De officier van justitie heeft het beroep niet-ontvankelijk verklaard omdat het te laat is ingesteld.
De kantonrechter overweegt als volgt. Voor het instellen van beroep bij de officier van justitie geldt op grond van artikel 6:7 van de Algemene wet bestuursrecht (Awb) een termijn van zes weken. Die termijn eindigde in dit geval op 11 juli 2023. De officier van justitie heeft het beroepschrift echter pas op 21 augustus 2023 ontvangen.
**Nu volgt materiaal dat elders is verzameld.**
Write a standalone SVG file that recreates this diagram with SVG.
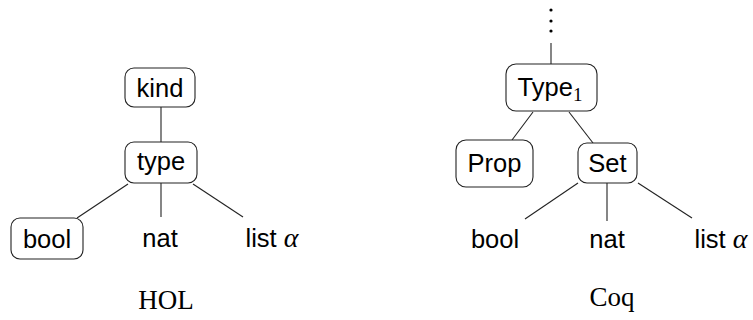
<svg xmlns="http://www.w3.org/2000/svg" width="753" height="320" viewBox="0 0 753 320">
<style>
.box{fill:#fff;stroke:#222;stroke-width:1.1}
.lbl{font-family:"Liberation Sans",Arial,sans-serif;font-size:25.5px;fill:#000;text-anchor:middle}
.cap{font-family:"Liberation Serif",serif;font-size:27px;fill:#000;text-anchor:middle}
.math{font-family:"Liberation Serif",serif;font-style:italic;font-size:28px}
.edge{stroke:#222;stroke-width:1.1;fill:none}
</style>
<rect width="753" height="320" fill="#fff"/>
<g id="connectors">
<line class="edge" x1="161" y1="107" x2="161" y2="142"/>
<line class="edge" x1="128" y1="184" x2="77" y2="218"/>
<line class="edge" x1="161" y1="183" x2="161" y2="217"/>
<line class="edge" x1="193" y1="184" x2="243" y2="217"/>
<line class="edge" x1="551" y1="43" x2="551" y2="64"/>
<line class="edge" x1="533" y1="112" x2="512" y2="140"/>
<line class="edge" x1="569" y1="112" x2="593" y2="143"/>
<line class="edge" x1="578" y1="183" x2="525" y2="219"/>
<line class="edge" x1="607" y1="183" x2="607" y2="221"/>
<line class="edge" x1="638" y1="183" x2="692" y2="218"/>
</g>
<g id="dots" fill="#000">
<circle cx="551" cy="10" r="1.6"/>
<circle cx="551" cy="21" r="1.6"/>
<circle cx="551" cy="31" r="1.6"/>
</g>
<g id="hol-kind"><rect class="box" x="125" y="68" width="70" height="39" rx="9"/><text class="lbl" x="160" y="97">kind</text></g>
<g id="hol-type"><rect class="box" x="125" y="142" width="72" height="41" rx="9"/><text class="lbl" x="161" y="170">type</text></g>
<g id="hol-bool"><rect class="box" x="11" y="218" width="72" height="41" rx="9"/><text class="lbl" x="47" y="248">bool</text></g>
<g id="hol-nat"><text class="lbl" x="160" y="247">nat</text></g>
<g id="hol-list"><text class="lbl" x="272" y="247">list <tspan class="math">α</tspan></text></g>
<g id="coq-type1"><rect class="box" x="506" y="64" width="91" height="47" rx="10"/><text class="lbl" x="550" y="96">Type<tspan font-family="Liberation Serif, serif" font-size="19" dy="5">1</tspan></text></g>
<g id="coq-prop"><rect class="box" x="456" y="140" width="77" height="47" rx="10"/><text class="lbl" x="494.5" y="172">Prop</text></g>
<g id="coq-set"><rect class="box" x="578" y="143" width="59" height="40" rx="9"/><text class="lbl" x="607.5" y="172">Set</text></g>
<g id="coq-bool"><text class="lbl" x="495" y="248">bool</text></g>
<g id="coq-nat"><text class="lbl" x="607" y="248">nat</text></g>
<g id="coq-list"><text class="lbl" x="721" y="248">list <tspan class="math">α</tspan></text></g>
<text class="cap" x="166" y="309">HOL</text>
<text class="cap" x="612" y="306">Coq</text>
</svg>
Dat is te laat.
Artikel 6:11 van de Awb bepaalt - kort gezegd - dat een te laat ingesteld beroep tóch ontvankelijk kan zijn, wanneer het de betrokkene niet kan worden toegerekend dat te laat beroep is ingesteld. De kantonrechter is van oordeel dat betrokkene niet aannemelijk heeft gemaakt dat sprake is van bijzondere omstandigheden waardoor het te laat beroep instellen niet aan hem kan worden toegerekend.
De officier van justitie heeft het beroep dus terecht niet-ontvankelijk verklaard. Het beroep tegen die beslissing is dan ook ongegrond. Dit betekent dat de kantonrechter niet toekomt aan de beoordeling of de boete terecht is opgelegd.
Het beroep wordt daarom ongegrond verklaard.

Beslissing

De kantonrechter verklaart het beroep ongegrond.
Deze uitspraak is gedaan door mr. R.J.H. de Brouwer, kantonrechter, bijgestaan door de griffier X.L.C.M. van Sprundel, en in het openbaar uitgesproken op 19 augustus 2024.
Tegen deze beslissing is geen hoger beroep mogelijk.